Fighting for lost causes is an expensive American
indulgence. If we have a problem, and our fix doesn’t work, then we do even
more of what doesn’t work. Exhibit A is the “War on Drugs’, a lost cause before
the first battle.
Just like the war on natural climate change.
During my 1960 Freshman year at Humboldt State in Northern California, I chose my first Honors
English paper and speech project on why we should decriminalize drug use. It was
obvious then, and much more so now, that treating drug addiction as a crime was
futile and wasteful; wasteful of legal and financial resources, but even more
wasteful of human lives.
Human lives.
It’s totally logical, but we can’t see it. A young man in
the inner city has role models: they’re on his street everyday, they’re
unskilled and uneducated just like him, but they’re well qualified to deal
drugs. It’s illogical to expect he won’t join them and help Oakland maintain
its title as California’s most dangerous city with a violent crime rate of over
15 per 1,000 population.
Humans tossed on the garbage heap.
A young professional with spouse and children is arrested
for possession, with their house in foreclosure and threatened repossessions
because they can’t afford both drugs and keeping up their other payments. Drug
illegality makes drugs exorbitantly expensive and fills our expensive jails.
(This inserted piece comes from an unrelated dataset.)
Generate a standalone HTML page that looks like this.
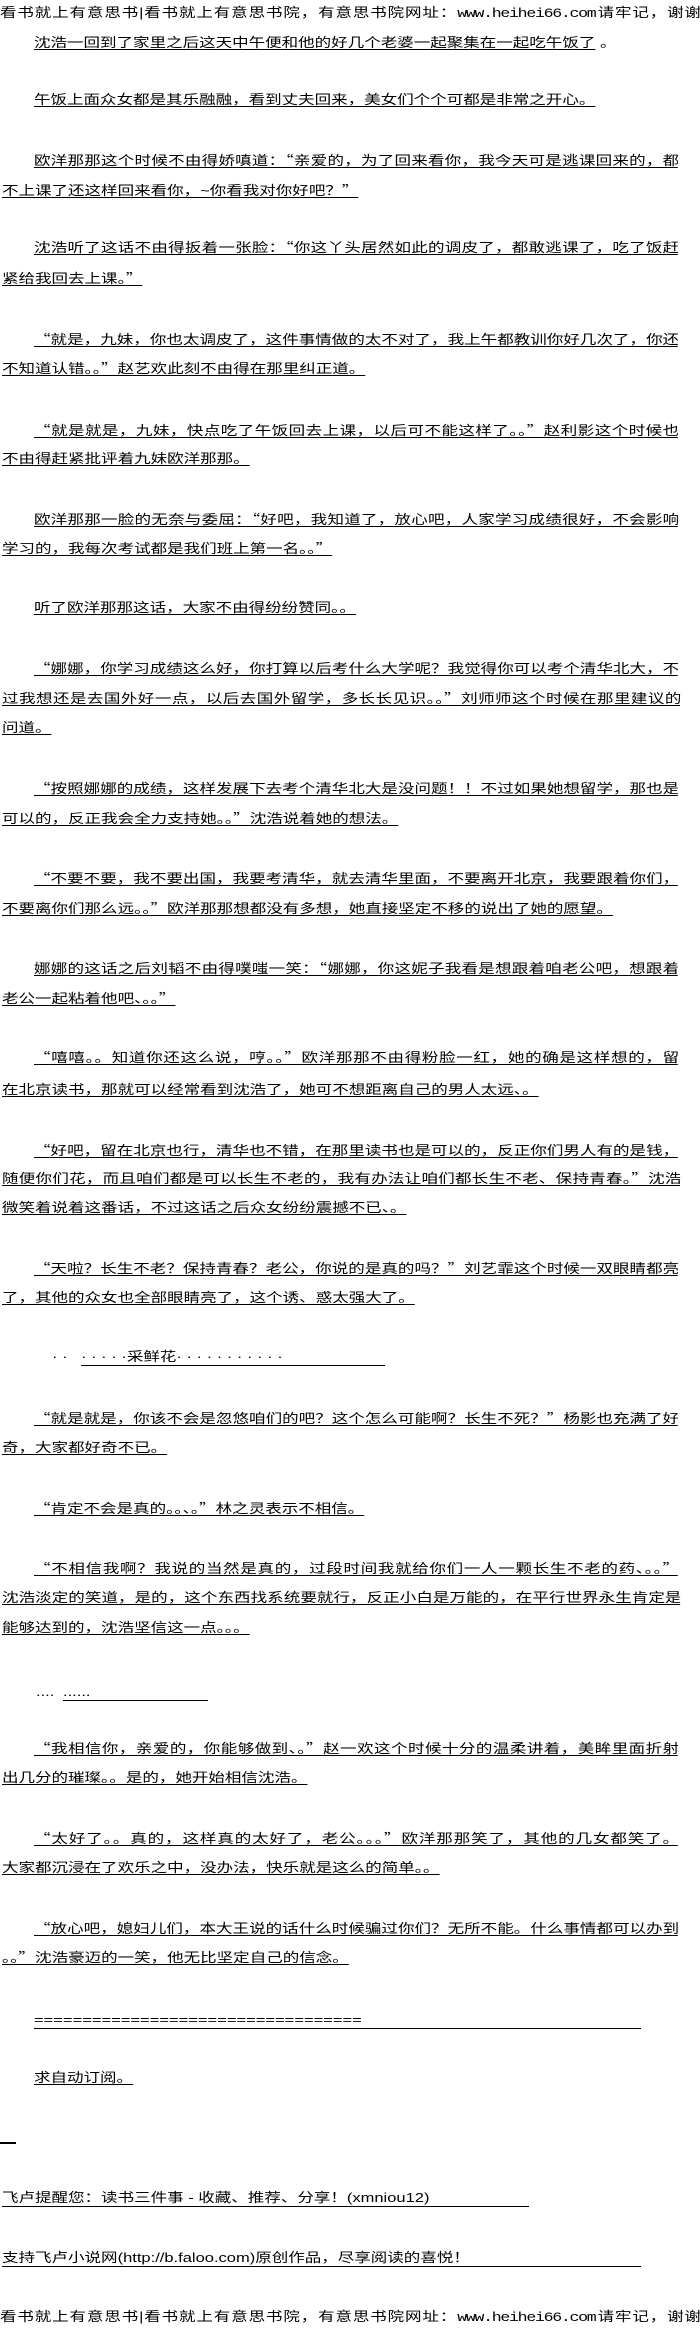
<!DOCTYPE html>
<html><head><meta charset="utf-8"><style>
html,body{margin:0;padding:0;background:#fff;}
body{width:700px;height:2330px;position:relative;overflow:hidden;}
.l{position:absolute;height:20px;line-height:20px;font-size:13px;color:#000;
font-family:"Liberation Sans","Noto Sans CJK SC",sans-serif;
transform:scaleX(1.27);transform-origin:0 0;white-space:nowrap;
text-decoration:underline;text-decoration-thickness:1px;text-underline-offset:2px;}
.f{white-space:normal;text-align:justify;text-align-last:justify;letter-spacing:-1px;overflow:hidden;}
.a{left:34px;}
.b{left:2px;}
.a.f{width:507px;}
.b.f{width:534px;}
.n{text-decoration:none;}
.m{font-family:"Liberation Mono","Noto Sans CJK SC",monospace;}
q{quotes:none;font-family:"Noto Sans CJK SC",sans-serif;}
q:before,q:after{content:none;}
.u{position:absolute;height:1px;background:#000;}
</style></head><body>
<div class="l n f" style="left:0;top:3px;width:551px;">看书就上有意思书|看书就上有意思书院，有意思书院网址：<span class="m">www.heihei66.com</span>请牢记，谢谢</div>

<div class="l a" style="top:33px">沈浩一回到了家里之后这天中午便和他的好几个老婆一起聚集在一起吃午饭了</div><div class="l n" style="left:600px;top:33px">。</div>
<div class="l a" style="top:90px">午饭上面众女都是其乐融融，看到丈夫回来，美女们个个可都是非常之开心。</div>

<div class="l a f" style="top:150px">欧洋那那这个时候不由得娇嗔道：<q>“</q>亲爱的，为了回来看你，我今天可是逃课回来的，都</div>
<div class="l b" style="top:180px">不上课了还这样回来看你，~你看我对你好吧？<q>”</q></div>

<div class="l a f" style="top:237px">沈浩听了这话不由得扳着一张脸：<q>“</q>你这丫头居然如此的调皮了，都敢逃课了，吃了饭赶</div>
<div class="l b" style="top:268px">紧给我回去上课。<q>”</q></div>

<div class="l a f" style="top:329px"><q>“</q>就是，九妹，你也太调皮了，这件事情做的太不对了，我上午都教训你好几次了，你还</div>
<div class="l b" style="top:358px">不知道认错。。<q>”</q>赵艺欢此刻不由得在那里纠正道。</div>

<div class="l a f" style="top:420px"><q>“</q>就是就是，九妹，快点吃了午饭回去上课，以后可不能这样了。。<q>”</q>赵利影这个时候也</div>
<div class="l b" style="top:449px">不由得赶紧批评着九妹欧洋那那。</div>

<div class="l a f" style="top:509px">欧洋那那一脸的无奈与委屈：<q>“</q>好吧，我知道了，放心吧，人家学习成绩很好，不会影响</div>
<div class="l b" style="top:538px">学习的，我每次考试都是我们班上第一名。。<q>”</q></div>

<div class="l a" style="top:598px">听了欧洋那那这话，大家不由得纷纷赞同。。</div>

<div class="l a f" style="top:658px"><q>“</q>娜娜，你学习成绩这么好，你打算以后考什么大学呢？我觉得你可以考个清华北大，不</div>
<div class="l b f" style="top:688px">过我想还是去国外好一点，以后去国外留学，多长长见识。。<q>”</q>刘师师这个时候在那里建议的</div>
<div class="l b" style="top:718px">问道。</div>

<div class="l a f" style="top:778px"><q>“</q>按照娜娜的成绩，这样发展下去考个清华北大是没问题！！不过如果她想留学，那也是</div>
<div class="l b" style="top:808px">可以的，反正我会全力支持她。。<q>”</q>沈浩说着她的想法。</div>

<div class="l a f" style="top:868px"><q>“</q>不要不要，我不要出国，我要考清华，就去清华里面，不要离开北京，我要跟着你们，</div>
<div class="l b" style="top:898px">不要离你们那么远。。<q>”</q>欧洋那那想都没有多想，她直接坚定不移的说出了她的愿望。</div>

<div class="l a f" style="top:958px">娜娜的这话之后刘韬不由得噗嗤一笑：<q>“</q>娜娜，你这妮子我看是想跟着咱老公吧，想跟着</div>
<div class="l b" style="top:988px">老公一起粘着他吧、。。<q>”</q></div>

<div class="l a f" style="top:1047px"><q>“</q>嘻嘻。。知道你还这么说，哼。。<q>”</q>欧洋那那不由得粉脸一红，她的确是这样想的，留</div>
<div class="l b" style="top:1080px">在北京读书，那就可以经常看到沈浩了，她可不想距离自己的男人太远、。</div>

<div class="l a f" style="top:1140px"><q>“</q>好吧，留在北京也行，清华也不错，在那里读书也是可以的，反正你们男人有的是钱，</div>
<div class="l b f" style="top:1168px">随便你们花，而且咱们都是可以长生不老的，我有办法让咱们都长生不老、保持青春。<q>”</q>沈浩</div>
<div class="l b" style="top:1198px">微笑着说着这番话，不过这话之后众女纷纷震撼不已、。</div>

<div class="l a f" style="top:1258px"><q>“</q>天啦？长生不老？保持青春？老公，你说的是真的吗？<q>”</q>刘艺霏这个时候一双眼睛都亮</div>
<div class="l b" style="top:1288px">了，其他的众女也全部眼睛亮了，这个诱、惑太强大了。</div>

<div class="l n" style="left:52px;top:1347px">· · </div>
<div class="l n" style="left:81px;top:1347px;">· · · · ·采鲜花· · · · · · · · · · ·</div>
<div class="u" style="left:81px;top:1365px;width:304px;"></div>

<div class="l a f" style="top:1408px"><q>“</q>就是就是，你该不会是忽悠咱们的吧？这个怎么可能啊？长生不死？<q>”</q>杨影也充满了好</div>
<div class="l b" style="top:1438px">奇，大家都好奇不已。</div>

<div class="l a" style="top:1498px"><q>“</q>肯定不会是真的。。、。<q>”</q>林之灵表示不相信。</div>

<div class="l a f" style="top:1558px"><q>“</q>不相信我啊？我说的当然是真的，过段时间我就给你们一人一颗长生不老的药、。。<q>”</q></div>
<div class="l b f" style="top:1588px">沈浩淡定的笑道，是的，这个东西找系统要就行，反正小白是万能的，在平行世界永生肯定是</div>
<div class="l b" style="top:1618px">能够达到的，沈浩坚信这一点。。。</div>

<div class="l n" style="left:36px;top:1682px">....</div>
<div class="l n" style="left:63px;top:1682px;">......</div>
<div class="u" style="left:63px;top:1700px;width:145px;"></div>

<div class="l a f" style="top:1738px"><q>“</q>我相信你，亲爱的，你能够做到、。<q>”</q>赵一欢这个时候十分的温柔讲着，美眸里面折射</div>
<div class="l b" style="top:1768px">出几分的璀璨。。是的，她开始相信沈浩。</div>

<div class="l a f" style="top:1828px"><q>“</q>太好了。。真的，这样真的太好了，老公。。。<q>”</q>欧洋那那笑了，其他的几女都笑了。</div>
<div class="l b" style="top:1858px">大家都沉浸在了欢乐之中，没办法，快乐就是这么的简单。。</div>

<div class="l a f" style="top:1918px"><q>“</q>放心吧，媳妇儿们，本大王说的话什么时候骗过你们？无所不能。什么事情都可以办到</div>
<div class="l b" style="top:1947px">。。<q>”</q>沈浩豪迈的一笑，他无比坚定自己的信念。</div>

<div class="l n" style="left:34px;top:2010px;">==================================</div>
<div class="u" style="left:34px;top:2028px;width:607px;"></div>

<div class="l a" style="top:2068px">求自动订阅。</div>

<div style="position:absolute;left:0;top:2142px;width:16px;height:2px;background:#000;"></div>

<div class="l b n" style="top:2188px;">飞卢提醒您：读书三件事 - 收藏、推荐、分享！(xmniou12)</div>
<div class="u" style="left:2px;top:2206px;width:527px;"></div>
<div class="l b n" style="top:2248px;">支持飞卢小说网(http://b.faloo.com)原创作品，尽享阅读的喜悦！</div>
<div class="u" style="left:2px;top:2266px;width:639px;"></div>

<div class="l n f" style="left:0;top:2307px;width:551px;">看书就上有意思书|看书就上有意思书院，有意思书院网址：<span class="m">www.heihei66.com</span>请牢记，谢谢</div>
</body></html>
Human potential destroyed.
If the United States bought drugs – opium for heroin,
prescription pain killers, methamphetamines, etc. - and distributed them at
cost or free under medical supervision, billions would be saved, crime and
government corruption would fall dramatically, and thousands of lives would be
spared; 120,000 Mexicans died in drug cartel wars in the past five years alone
to feed our habit. Drugs play a huge part in our 38,000 suicides and 11,000
homicides annually, the horrific collateral damage of our war on drugs.
Humans die painfully, not like in video games.
When you’re in a hole, stop digging.